“Nas últimas décadas o interesse pelos artistas da fome diminuiu bastante.
Se antes compensava promover, por conta própria, grandes apresentações desse gênero,
hoje isso é completamente impossível."
O Artista da Fome, Kafka
Essa performance é, em essência, um experimento. Pessoal e referencial. Pessoal, pois a possível situação de estar enjaulada, por um tempo determinado, sem me alimentar, exposta a pessoas desconhecidas, me dá medo. Medo do outro e de mim mesma. Esse trabalho é embasado tanto no conto O Artista da Fome, de Kafka, quanto no workshop de Marina Abramovic, Cleaning the House, em que ela ensina a limparmos nosso corpo e nossa mente por meio do jejum e da imobilidade física, ao “(...) não comer por cinco dias, não falar por cinco dias, não realizar nenhuma atividade física ou mental intensa.” (OBRIST, 2012, p. 199).
O objetivo geral é que eu entenda meus limites e entenda minha concentração. Por mais que o ambiente não seja isolado e calmo como aquele em que Abramovic realiza seus workshops, acredito ser possível experimentar o jejum. E não somente seus efeitos, mas estar em situação de enjaulamento como um animal selvagem ou de circo. De estar no desconforto de um espaço que me restringe a liberdade e a privacidade.
Em O Artista da Fome, podemos considerar análises diferentes, sob diversos aspectos e simbologias, desde referências pessoais sobre Kafka como artista, até mesmo análises mais complexas referente às relações entre artista, obra e público e mercado de arte. Além dessas questões simbólicas que se apresentam no conto, temos em foco a própria fome. A fome é associada a duas denotações: a primeira referente ao estado em que se está sem comer, subnutrido; a segunda já refere-se ao desejo, à ambição. O jejuar parece trazer as duas potências ao artista, ao possibilitar a experiência completa e consciente desse processo.

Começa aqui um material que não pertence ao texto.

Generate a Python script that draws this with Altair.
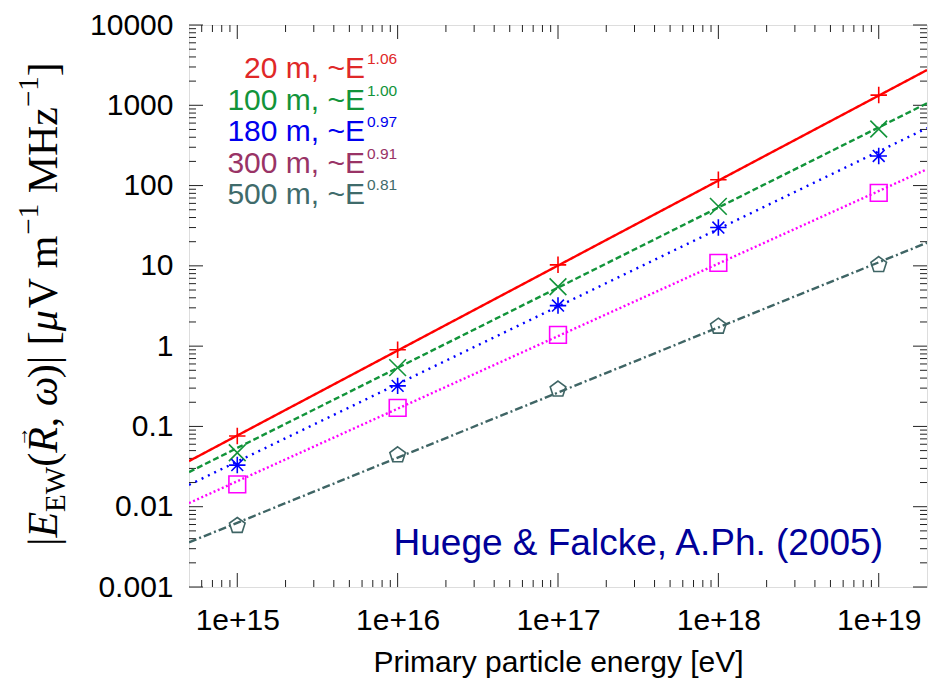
import altair as alt
import pandas as pd

# ---------------- data ----------------
energy = [1e15, 1e16, 1e17, 1e18, 1e19]
series_names = ["20 m", "100 m", "180 m", "300 m", "500 m"]
exponents = ["1.06", "1.00", "0.97", "0.91", "0.81"]

vals_20 = [0.076, 0.90, 10.3, 118, 1340]
vals_100 = [0.047, 0.54, 5.5, 55, 507]
vals_180 = [0.033, 0.32, 3.2, 30, 234]
vals_300 = [0.019, 0.17, 1.38, 10.9, 81]
vals_500 = [0.0058, 0.044, 0.29, 1.76, 10.3]

fit_energy = [5e14, 2e19]
fit_20 = [0.037, 2750]
fit_100 = [0.027, 1060]
fit_180 = [0.0187, 520]
fit_300 = [0.0111, 160]
fit_500 = [0.0036, 19.4]

x_ticks = [1e15, 1e16, 1e17, 1e18, 1e19]
x_tick_labels = ["1e+15", "1e+16", "1e+17", "1e+18", "1e+19"]
y_ticks = [0.001, 0.01, 0.1, 1, 10, 100, 1000, 10000]
y_tick_labels = ["0.001", "0.01", "0.1", "1", "10", "100", "1000", "10000"]

x_title = "Primary particle energy [eV]"
credit = "Huege & Falcke, A.Ph. (2005)"

# ---------------- styles ----------------
W, H = 738, 562
line_colors = ["#ff0000", "#12943a", "#0000ff", "#ff00ff", "#3f6565"]
text_colors = ["#e02828", "#12943a", "#0000ee", "#993366", "#3f6b6b"]
dashes = [[1, 0], [6, 3], [2, 5], [2, 2.5], [8, 3, 2, 3]]
shapes = [
    "M-1,0L1,0M0,-1L0,1",
    "M-1,-1L1,1M-1,1L1,-1",
    "M-1,0L1,0M0,-1L0,1M-0.72,-0.72L0.72,0.72M-0.72,0.72L0.72,-0.72",
    "M-1,-1L1,-1L1,1L-1,1Z",
    "M0,-1L0.951,-0.309L0.588,0.809L-0.588,0.809L-0.951,-0.309Z",
]
sizes = [270, 280, 270, 280, 270]

xs = alt.Scale(type="log", domain=[5e14, 2e19], nice=False)
ys = alt.Scale(type="log", domain=[0.001, 10000], nice=False)


def label_expr(vals, labels):
    expr = "''"
    for v, l in reversed(list(zip(vals, labels))):
        expr = f"abs(datum.value - {v!r}) < {v!r} * 1e-6 ? '{l}' : ({expr})"
    return expr


x_axis = alt.Axis(values=x_ticks, labelExpr=label_expr(x_ticks, x_tick_labels),
                  title=x_title, ticks=False, domain=False, grid=False,
                  labelFontSize=30, labelPadding=18, titleFontSize=30,
                  titlePadding=12, titleFontWeight="normal",
                  labelFont="Liberation Sans", titleFont="Liberation Sans",
                  labelColor="#000", titleColor="#000", labelFlush=False)
y_axis = alt.Axis(values=y_ticks, labelExpr=label_expr(y_ticks, y_tick_labels),
                  title=None, ticks=False, domain=False, grid=False,
                  labelFontSize=30, labelPadding=16, labelFont="Liberation Sans",
                  labelColor="#000", labelFlush=False)

X = lambda f: alt.X(f, type="quantitative", scale=xs, axis=x_axis)
Y = lambda f: alt.Y(f, type="quantitative", scale=ys, axis=y_axis)

layers = []

# ---------------- inward ticks on all four sides ----------------
x_minor = [m * 10.0 ** e for e in range(14, 20) for m in range(2, 10)
           if 5e14 < m * 10.0 ** e < 2e19]
y_minor = [m * 10.0 ** e for e in range(-3, 4) for m in range(2, 10)]
for vals, L in ((x_ticks, 14), (x_minor, 7)):
    df = pd.DataFrame({"E": vals})
    layers.append(alt.Chart(df).mark_rule(color="#222", strokeWidth=1).encode(
        x=X("E"), y=alt.value(H), y2=alt.value(H - L)))
    layers.append(alt.Chart(df).mark_rule(color="#222", strokeWidth=1).encode(
        x=X("E"), y=alt.value(0), y2=alt.value(L)))
for vals, L in ((y_ticks, 14), (y_minor, 7)):
    df = pd.DataFrame({"V": vals})
    layers.append(alt.Chart(df).mark_rule(color="#222", strokeWidth=1).encode(
        y=Y("V"), x=alt.value(0), x2=alt.value(L)))
    layers.append(alt.Chart(df).mark_rule(color="#222", strokeWidth=1).encode(
        y=Y("V"), x=alt.value(W), x2=alt.value(W - L)))

# ---------------- fit lines and points ----------------
all_vals = [vals_20, vals_100, vals_180, vals_300, vals_500]
all_fits = [fit_20, fit_100, fit_180, fit_300, fit_500]
for i in range(5):
    dfl = pd.DataFrame({"E": fit_energy, "V": all_fits[i]})
    layers.append(alt.Chart(dfl).mark_line(color=line_colors[i], strokeWidth=2.4,
                                           strokeDash=dashes[i], clip=True).encode(
        x=X("E"), y=Y("V")))
for i in range(5):
    dfp = pd.DataFrame({"E": energy, "V": all_vals[i]})
    layers.append(alt.Chart(dfp).mark_point(shape=shapes[i], size=sizes[i], filled=False,
                                            color=line_colors[i], strokeWidth=1.6,
                                            opacity=1).encode(
        x=X("E"), y=Y("V")))

# ---------------- in-plot legend text ----------------
for i in range(5):
    base_y = 53 + 31.5 * i
    d1 = pd.DataFrame({"t": [series_names[i] + ", ~E"]})
    layers.append(alt.Chart(d1).mark_text(align="right", baseline="alphabetic",
                                          fontSize=30, font="Liberation Sans",
                                          color=text_colors[i]).encode(
        text="t:N", x=alt.value(176), y=alt.value(base_y)))
    d2 = pd.DataFrame({"t": [exponents[i]]})
    layers.append(alt.Chart(d2).mark_text(align="left", baseline="alphabetic",
                                          fontSize=15.5, font="Liberation Sans",
                                          color=text_colors[i]).encode(
        text="t:N", x=alt.value(178), y=alt.value(base_y - 14)))

d3 = pd.DataFrame({"t": [credit]})
layers.append(alt.Chart(d3).mark_text(align="right", baseline="alphabetic",
                                      fontSize=37, font="Liberation Sans",
                                      color="#000099").encode(
    text="t:N", x=alt.value(694), y=alt.value(530)))

# ---------------- y-axis title built from pieces (LaTeX-like) ----------------
reg_w = {"|": 0.2, "(": 0.333, ")": 0.333, ",": 0.25, " ": 0.25, "[": 0.333,
         "]": 0.333, "V": 0.722, "m": 0.778, "M": 0.889, "H": 0.722, "z": 0.444,
         "E": 0.611, "W": 0.944, "1": 0.5, "\u2212": 0.564}
it_w = {"E": 0.611, "R": 0.611, "\u03c9": 0.667, "\u03bc": 0.55, " ": 0.25}
S, s = 42, 29
pieces = [("|", False, "m"), ("E", True, "m"), ("EW", False, "sub"),
          ("(", False, "m"), ("R", True, "vec"), (", ", False, "m"),
          ("\u03c9", True, "m"), (")|", False, "m"), (" [", False, "m"),
          ("\u03bc", True, "m"), ("V m", False, "m"), ("\u22121", False, "sup"),
          (" MHz", False, "m"), ("\u22121", False, "sup"), ("]", False, "m")]
ycur = 521
bx = -132


def text_layer(txt, x, y, size, ital):
    dft = pd.DataFrame({"t": [txt]})
    return alt.Chart(dft).mark_text(align="left", baseline="alphabetic", angle=270,
                                    fontSize=size, font="Liberation Serif",
                                    fontStyle="italic" if ital else "normal",
                                    color="#000").encode(
        text="t:N", x=alt.value(x), y=alt.value(y))


for txt, ital, kind in pieces:
    size = s if kind in ("sub", "sup") else S
    dx = {"m": 0, "vec": 0, "sub": 8, "sup": -19}[kind]
    table = it_w if ital else reg_w
    wdt = sum(table.get(c, reg_w.get(c, 0.5)) for c in txt) * size
    lead = len(txt) - len(txt.lstrip(" "))
    shown = txt.lstrip(" ")
    layers.append(text_layer(shown, bx + dx, ycur - lead * 0.25 * size, size, ital))
    if kind == "vec":
        # small arrow over the R
        layers.append(text_layer("\u2192", bx - 29, ycur - 6, 20, False))
    ycur -= wdt

chart = alt.layer(*layers).properties(
    width=W, height=H,
    autosize=alt.AutoSizeParams(type="none"),
    padding={"left": 181, "top": 17, "right": 3, "bottom": 91},
).configure_view(stroke="#000", strokeWidth=1.5).configure(background="white")

chart.save("out.html", embed_options={"renderer": "svg", "actions": False})
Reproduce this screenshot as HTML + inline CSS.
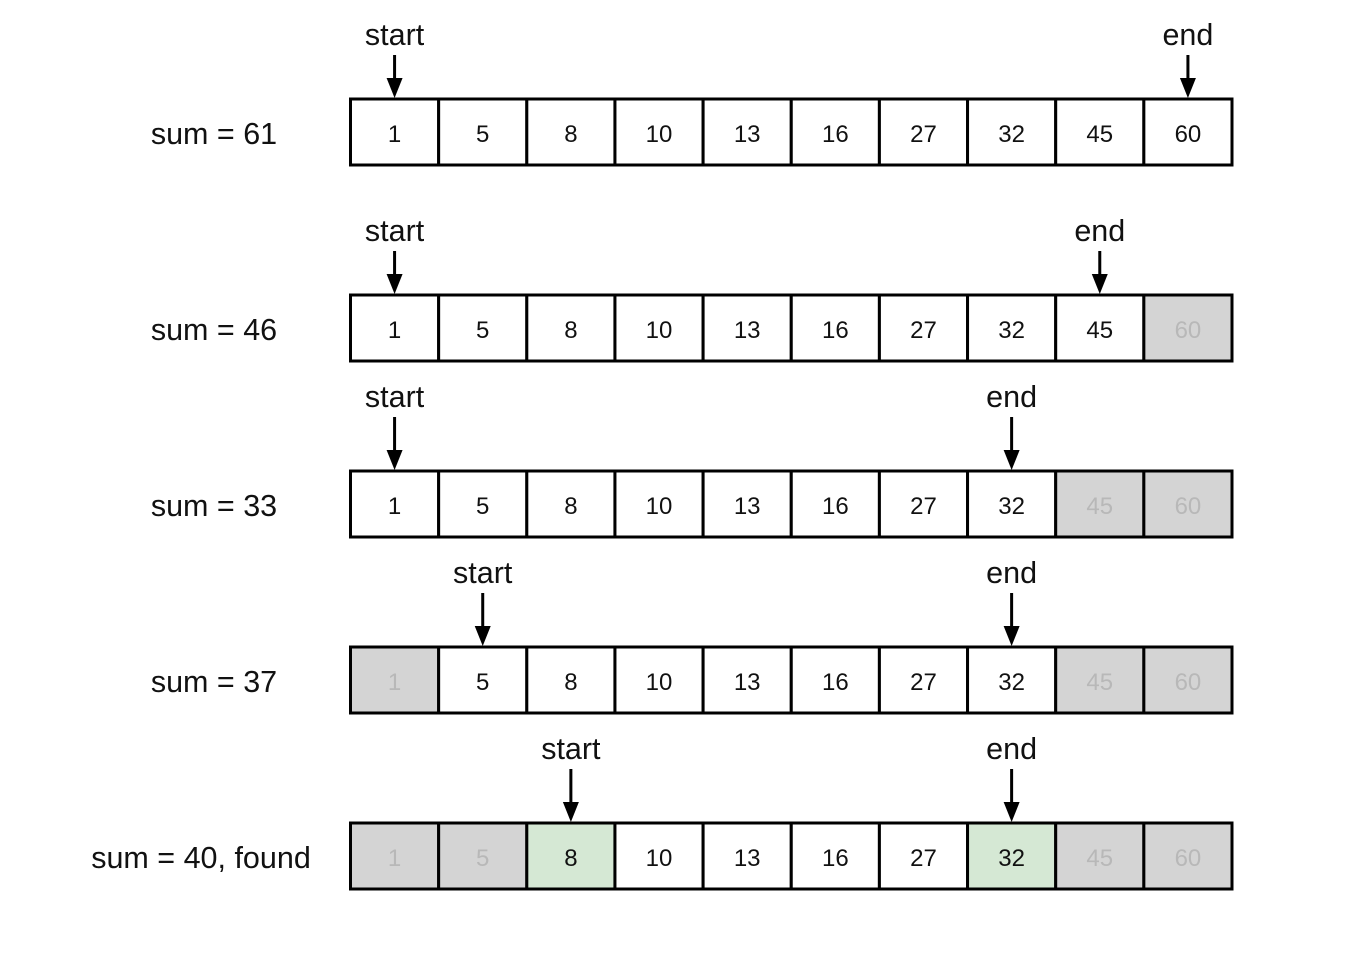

Elida Tessler traz em “O Homem Sem Qualidades, Mesmo” reflexões entre duas obras: “O Homem Sem Qualidades”, de Robert Musil; e “A noiva despida pelos seus celibatários, mesmo”, de Marcel Duchamp. No artigo, Tessler trata das relações tanto contextuais dos artistas e de suas obras, quanto do caráter inacabado das obras. O artigo não entra, aqui, como referência por seu conteúdo, em si, mas como uma referência de possibilidades de pesquisa e metodologia, pois, de forma semelhante a que Tessler fez, o que pretendo com esse trabalho é pesquisar, esmiuçar uma possibilidade, encontrar um caminho dentro (e com base) nos trabalhos de Kafka e Abramovic. Aqui, o que temos em comum é a fome. Diferentes maneiras de se trabalhar com a fome e com o jejum sendo um artista. Um jejum proposital, consciente.